By September 352, Later Zhao had been destroyed, and Ran Min (the ruler of Ran Wei, Zhao's breakaway state) was also killed. That month, Yang Wu was sent with Murong Ke and Feng Yi to conquer Lukou (魯口; in present-day Raoyang County, Hebei) from Wang Wu, Ran Min's general who declared himself King of Anguo. Wang prepared the defences and also surrendered Ran Min's son, Ran Cao (冉操) over to the Yan army. With Ran Cao at hand, Yang Wu and the others withdrew, but not before gathering the grains from the fields near Wang Wu's base. Lukou would only be captured in 354 by Murong Ke.

Murong Jun ascended as Emperor on January 3, 353. Jun handed out imperial offices to his officials, with Yang Wu being made Prefect of the Masters of Writing. In 354, Yang Wu was further made Minister of Works, but he also retained his previous office.

In 355, the ruler of Duan Qi, Duan Kan, had angered Murong Jun after Duan denounced his decision to become emperor in a letter. Jun ordered Murong Ke to subdue him, but not before making Yang Wu Ke's adjutant. They defeated Duan Kan in the spring of 357, and Murong Jun subsequently executed him.

In 358, Murong Jun issued a campaign against the semi-independent warlords, Zhang Ping, Li Li (李歷) and Gao Chang (高昌). Yang Wu was tasked in attacking Gao Chang at Dongyan (東燕; in present-day Fengyang, Anhui) but was unable to capture one of Gao Chang's subordinates at Liyang (黎陽; present-day Xun County, Henan). Of the three warlords, Gao Chang was the only one who the Yan forces could not subdue. Meanwhile, Jin's Administrator of Taishan, Zhuge You (諸葛攸), attacked Yan at Dong Commandery and breached into Wuyang. Jun ordered Yang Wu, Murong Ke and Murong Zang (慕容臧) to repel Zhuge You, and so they did. Zhuge You fled back to Taishan while the Yan generals occupied the Jin territory south of the Yellow River.

Murong Jun grew critically ill in the beginning of 360. In spite of that, he was still keen on holding a grand invasion of Jin that year, with Murong Ke and Yang Wu acting as commanders. However, in February, his illness grew worse to the point that he was on the verge of death. Before he died, he ordered Yang Wu to serve as regent to his heir, Murong Wei, who was too young to rule at the time. Others who Jun entrusted were Murong Ke, Murong Ping and Muyu Gen.

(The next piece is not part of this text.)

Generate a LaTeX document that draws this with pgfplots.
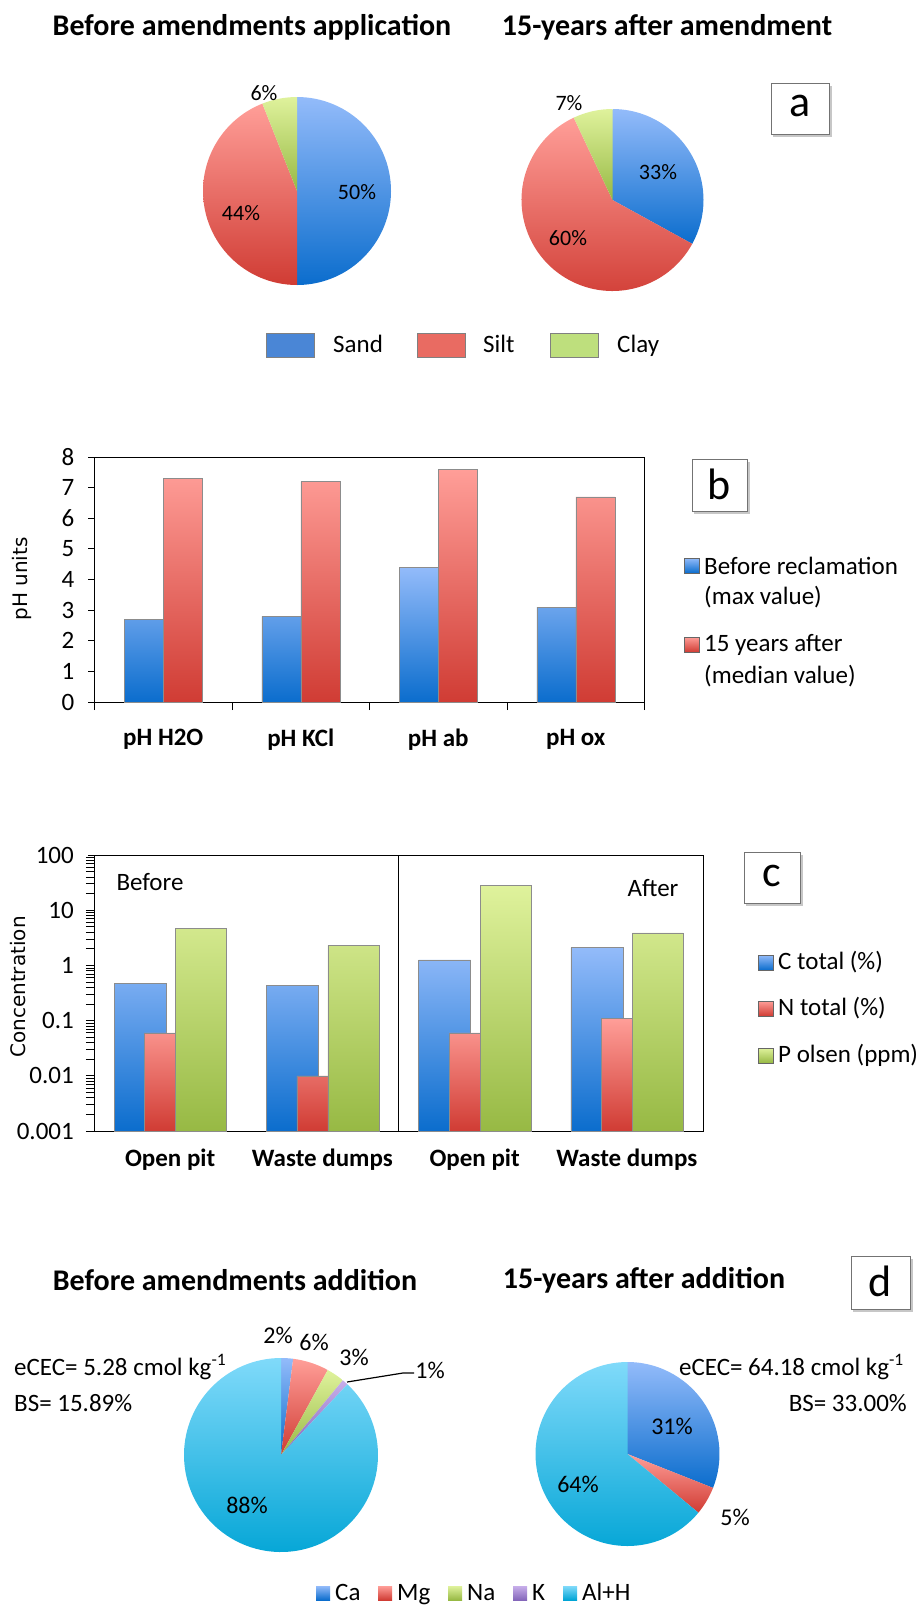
\documentclass[border=0pt]{standalone}
\usepackage{fontspec}
\setmainfont{Carlito}
\newfontfamily\dejavu{DejaVu Sans}
\usepackage{pgfplots}
\pgfplotsset{compat=1.18}
\definecolor{bluetop}{HTML}{93BBFA}
\definecolor{bluebot}{HTML}{0B6DCD}
\definecolor{redtop}{HTML}{FF9E98}
\definecolor{redbot}{HTML}{D03C34}
\definecolor{greentop}{HTML}{DFF29C}
\definecolor{greenbot}{HTML}{97B944}
\definecolor{cyantop}{HTML}{80DAFA}
\definecolor{cyanbot}{HTML}{00A4D5}
\definecolor{purtop}{HTML}{C7AEEA}
\definecolor{purbot}{HTML}{8466BA}
\definecolor{sandc}{HTML}{4A86D6}
\definecolor{siltc}{HTML}{E96B62}
\definecolor{clayc}{HTML}{BEDF7D}
\newcommand{\fs}[1]{\fontsize{#1}{#1}\selectfont}
% pie slice: start angle, end angle (clockwise), top colour, bottom colour
\newcommand{\slice}[4]{\path[top color=#3, bottom color=#4] (axis cs:0,0) -- (axis cs:{cos(#1)},{sin(#1)}) arc[start angle={#1}, end angle={#2}, radius=\pieR] -- cycle;}
\pgfplotsset{pie/.style={hide axis, scale only axis, xmin=-1, xmax=1, ymin=-1, ymax=1, clip=false, anchor=center}}
\pgfplotsset{barax/.style={scale only axis, anchor=south west,
  xmin=-0.5, xmax=3.5, xtick={0,1,2,3},
  xtick pos=bottom, ytick pos=left, tick align=outside,
  major tick length=6pt, minor tick length=8pt,
  major x tick style={draw=none},
  tick style={black, line width=0.8pt},
  axis line style={black, line width=0.8pt},
  xticklabel style={font=\fs{25}\bfseries, anchor=north, inner sep=0pt},
  yticklabel style={font=\fs{25}, anchor=east, inner sep=0pt, xshift=-14pt},
  /pgf/number format/assume math mode=true}}
\begin{document}
\begin{tikzpicture}
\useasboundingbox (0pt,0pt) rectangle (921pt,-1607pt);

% ---------------- panel a: pies ----------------
\def\pieR{94pt}
\begin{axis}[pie, at={(297pt,-191pt)}, width=188pt, height=188pt]
% Sand 50, Silt 44, Clay 6
\slice{90}{90-3.6*50}{bluetop}{bluebot}
\slice{90-3.6*50}{90-3.6*94}{redtop}{redbot}
\slice{90-3.6*94}{90-3.6*100}{greentop}{greenbot}
\end{axis}
\def\pieR{91pt}
\begin{axis}[pie, at={(612.5pt,-200pt)}, width=182pt, height=182pt]
% Sand 33, Silt 60, Clay 7
\slice{90}{90-3.6*33}{bluetop}{bluebot}
\slice{90-3.6*33}{90-3.6*93}{redtop}{redbot}
\slice{90-3.6*93}{90-3.6*100}{greentop}{greenbot}
\end{axis}

% ---------------- panel b ----------------
\begin{axis}[barax, at={(94.5pt,-702pt)}, width=550pt, height=245pt,
  ymin=0, ymax=8, ytick={0,1,2,3,4,5,6,7,8},
  xticklabels={pH H2O, pH KCl, pH ab, pH ox},
  minor xtick={-0.5,0.5,1.5,2.5,3.5},
  xticklabel style={yshift=-21pt}]
\addplot[ybar, bar width=39pt, bar shift=-19.5pt, draw=black!45, line width=0.5pt, top color=bluetop, bottom color=bluebot]
  coordinates {(0,2.7) (1,2.8) (2,4.4) (3,3.1)};
\addplot[ybar, bar width=39pt, bar shift=19.5pt, draw=black!45, line width=0.5pt, top color=redtop, bottom color=redbot]
  coordinates {(0,7.3) (1,7.2) (2,7.6) (3,6.7)};
\end{axis}

% ---------------- panel c ----------------
\begin{axis}[barax, at={(94pt,-1131pt)}, width=609pt, height=276pt,
  ymode=log, ymin=0.001, ymax=100, log origin=infty,
  ytick={0.001,0.01,0.1,1,10,100}, yticklabels={0.001,0.01,0.1,1,10,100},
  minor ytick={}, 
  xticklabels={Open pit, Waste dumps, Open pit, Waste dumps},
  xticklabel style={yshift=-12pt}]
\addplot[ybar, bar width=52pt, bar shift=-30pt, draw=black!45, line width=0.5pt, top color=bluetop, bottom color=bluebot]
  coordinates {(0,0.47) (1,0.43) (2,1.26) (3,2.1)};
\addplot[ybar, bar width=31pt, bar shift=-10pt, draw=black!45, line width=0.5pt, top color=redtop, bottom color=redbot]
  coordinates {(0,0.06) (1,0.01) (2,0.06) (3,0.11)};
\addplot[ybar, bar width=51pt, bar shift=31pt, draw=black!45, line width=0.5pt, top color=greentop, bottom color=greenbot]
  coordinates {(0,4.7) (1,2.3) (2,28) (3,3.9)};
\draw[black, line width=0.8pt] (axis cs:1.5,0.001) -- (axis cs:1.5,100);
\end{axis}

% ---------------- panel d: pies ----------------
\def\pieR{97pt}
\begin{axis}[pie, at={(281pt,-1455pt)}, width=194pt, height=194pt]
% Ca 2, Mg 6, Na 3, K 1, Al+H 88
\slice{90}{90-3.6*2}{bluetop}{bluebot}
\slice{90-3.6*2}{90-3.6*8}{redtop}{redbot}
\slice{90-3.6*8}{90-3.6*11}{greentop}{greenbot}
\slice{90-3.6*11}{90-3.6*12}{purtop}{purbot}
\slice{90-3.6*12}{90-3.6*100}{cyantop}{cyanbot}
\end{axis}
\def\pieR{92pt}
\begin{axis}[pie, at={(627.5pt,-1454pt)}, width=184pt, height=184pt]
% Ca 31, Mg 5, Al+H 64
\slice{90}{90-3.6*31}{bluetop}{bluebot}
\slice{90-3.6*31}{90-3.6*36}{redtop}{redbot}
\slice{90-3.6*36}{90-3.6*100}{cyantop}{cyanbot}
\end{axis}

% ---------------- texts, boxes, legends ----------------
\begin{scope}[x=1pt, y=-1pt]
% panel a
\node[font=\fs{30}\bfseries] at (252,27) {Before amendments application};
\node[font=\fs{30}\bfseries] at (667,27) {15-years after amendment};
\node[font=\fs{22}] at (264,93) {6\%};
\node[font=\fs{22}] at (357,192) {50\%};
\node[font=\fs{22}] at (241,213) {44\%};
\node[font=\fs{22}] at (569,103) {7\%};
\node[font=\fs{22}] at (658,172) {33\%};
\node[font=\fs{22}] at (568,238) {60\%};
\fill[black!22] (773,86) rectangle (832,137);
\draw[black!55, line width=0.8pt, fill=white] (771,83) rectangle (829,134);
\node[font=\fs{44}] at (800,106) {a};
\draw[black!50, line width=0.6pt, fill=sandc] (266,333) rectangle (314,357);
\draw[black!50, line width=0.6pt, fill=siltc] (417,333) rectangle (465,357);
\draw[black!50, line width=0.6pt, fill=clayc] (550,333) rectangle (598,357);
\node[font=\fs{25}, anchor=base west, inner sep=0pt] at (333,352) {Sand};
\node[font=\fs{25}, anchor=base west, inner sep=0pt] at (483,352) {Silt};
\node[font=\fs{25}, anchor=base west, inner sep=0pt] at (617,352) {Clay};

% panel b
\node[font=\fs{20}\dejavu, rotate=90] at (22,579) {pH units};
\fill[black!22] (694,462) rectangle (750,514);
\draw[black!55, line width=0.8pt, fill=white] (692,459) rectangle (747,511);
\node[font=\fs{44}] at (719.5,484) {b};
\path[top color=bluetop, bottom color=bluebot, draw=black!60, line width=0.4pt] (684,558) rectangle (699,573);
\node[font=\fs{25}, anchor=west, inner sep=0pt] at (704,566) {Before reclamation};
\node[font=\fs{25}, anchor=west, inner sep=0pt] at (704,597) {(max value)};
\path[top color=redtop, bottom color=redbot, draw=black!60, line width=0.4pt] (684,637) rectangle (699,652);
\node[font=\fs{25}, anchor=west, inner sep=0pt] at (704,645) {15 years after};
\node[font=\fs{25}, anchor=west, inner sep=0pt] at (704,676) {(median value)};

% panel c
\node[font=\fs{20}\dejavu, rotate=90] at (18,987) {Concentration};
\node[font=\fs{25}] at (150,882) {Before};
\node[font=\fs{25}] at (653,888) {After};
\fill[black!22] (746,855) rectangle (803,906);
\draw[black!55, line width=0.8pt, fill=white] (744,852) rectangle (800,903);
\node[font=\fs{44}] at (772,876) {c};
\path[top color=bluetop, bottom color=bluebot, draw=black!60, line width=0.4pt] (758,955) rectangle (773,970);
\node[font=\fs{25}, anchor=west, inner sep=0pt] at (778,962) {C total (\%)};
\path[top color=redtop, bottom color=redbot, draw=black!60, line width=0.4pt] (758,1001) rectangle (773,1016);
\node[font=\fs{25}, anchor=west, inner sep=0pt] at (778,1008) {N total (\%)};
\path[top color=greentop, bottom color=greenbot, draw=black!60, line width=0.4pt] (758,1048) rectangle (773,1063);
\node[font=\fs{25}, anchor=west, inner sep=0pt] at (778,1055) {P olsen (ppm)};

% panel d
\node[font=\fs{30}\bfseries] at (235,1280) {Before amendments addition};
\node[font=\fs{30}\bfseries] at (644,1280) {15-years after addition};
\fill[black!22] (853,1259) rectangle (913,1312);
\draw[black!55, line width=0.8pt, fill=white] (851,1256) rectangle (910,1309);
\node[font=\fs{44}] at (880.5,1281) {d};
\node[font=\fs{25}, anchor=west, inner sep=0pt] at (14,1367) {eCEC= 5.28 cmol kg\textsuperscript{-1}};
\node[font=\fs{25}, anchor=west, inner sep=0pt] at (14,1403) {BS= 15.89\%};
\node[font=\fs{25}, anchor=east, inner sep=0pt] at (904,1367) {eCEC= 64.18 cmol kg\textsuperscript{-1}};
\node[font=\fs{25}, anchor=east, inner sep=0pt] at (907,1403) {BS= 33.00\%};
\node[font=\fs{24}] at (278,1335) {2\%};
\node[font=\fs{24}] at (314,1342) {6\%};
\node[font=\fs{24}] at (354,1357) {3\%};
\node[font=\fs{24}] at (430,1370) {1\%};
\draw[black, line width=1.2pt] (347,1382) -- (403,1373) -- (414,1373);
\node[font=\fs{24}] at (247,1505) {88\%};
\node[font=\fs{24}] at (672,1426) {31\%};
\node[font=\fs{24}] at (578,1484) {64\%};
\node[font=\fs{24}] at (735,1517) {5\%};
\path[top color=bluetop, bottom color=bluebot] (316,1586) rectangle (330,1600);
\node[font=\fs{25}, anchor=base west, inner sep=0pt] at (335,1600) {Ca};
\path[top color=redtop, bottom color=redbot] (378,1586) rectangle (392,1600);
\node[font=\fs{25}, anchor=base west, inner sep=0pt] at (397,1600) {Mg};
\path[top color=greentop, bottom color=greenbot] (448,1586) rectangle (462,1600);
\node[font=\fs{25}, anchor=base west, inner sep=0pt] at (467,1600) {Na};
\path[top color=purtop, bottom color=purbot] (513,1586) rectangle (527,1600);
\node[font=\fs{25}, anchor=base west, inner sep=0pt] at (532,1600) {K};
\path[top color=cyantop, bottom color=cyanbot] (563,1586) rectangle (577,1600);
\node[font=\fs{25}, anchor=base west, inner sep=0pt] at (582,1600) {Al+H};
\end{scope}
\end{tikzpicture}
\end{document}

=== Service under Murong Wei ===
Following Murong Wei's ascension, Yang Wu was appointed Grand Guardian. Even with Murong Wei, he received personal favour from the young emperor and was shown the same respect as one of the Three Excellencies. In 365, he took over Feng Yi's position as Grand Commandant following Feng's death that year. Yang was reluctant in accepting the office at first, telling Murong Wei, "In the past, Chang Lin and Xu Miao were both famous ministers. Yet, even as the realm parted into three, they refused the positions of the Three Excellencies. Who am I, some fellow of no account, that my virtue is sufficient to be worthy of such an office?" Wei found this an eloquent response, but he still insisted that Yang Wu take the position.

Yang Wu served four generations of the Murong clan up to an old age. Due to his modesty and courtesy, he was able to get the respect of almost everyone including Murong Ke. Yet despite his prestigious position, he successfully stressed to his children and grandchildren to never break the law. Yang Wu died in December 367 and was posthumously honoured as Duke Jing of Jianning (建寧敬公). Yang was very frugal, with accounts stating that he often rode a worn-out carriage pulled by an old horse. By the time he died, he had left no wealth.